This was the first subject I dealt with for HTV’s news programme hosted by Irada Zeynalova just before Christmas. The interview was fairly full with questions about the impact of Russian animation in a global market. The particular controversy, however, was a result of an article in the TIMES, prompted by a number of academics- Professor Anthony Glees, of the University of Buckingham, an intelligence expert, had said: “Masha is feisty, even rather nasty, but also plucky. She punches above her slight weight.” He was, in turn, quoting a slightly obscure paper by an academic in Tallinn University’s Communication School claiming that the bear symbolised Russia and was designed, according to the Daily Mail, to “place a positive image of the country in children’s minds.” A Finnish newspaper Helsingin Sanomat, reported this in November 2018 but Professor Priit Hobemagi had actually written his paper nearly a year earlier. I do not quite understand why it took so long to come into print at all.
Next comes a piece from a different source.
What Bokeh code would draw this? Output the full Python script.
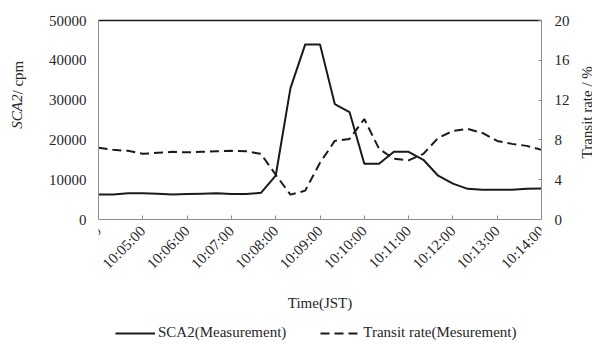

Speculation elsewhere that this story is really about anxiety in the Ukraine was missing from the report on HTV and reports in the Daily Mail and the Times.
The programme is deliciously designed and the soviet details are precise – that is partly where the humour lies- the cap that Masha wears here has a blue band= the colour of the border guards.
I gave a detailed breakdown of the development of Russian animation and made reference to some current projects including the amazing Hoffmanidea and further work by Yuri Norstein who animated the Hedgehog in the fog. tWhat I said was dubbed into Russian though I could not be sure that what I was saying was actually what was being spoken and the studio would not let me have access to the original tapes. Nevertheless, the dubbing seemed to be in line with the general points I raised in the interview.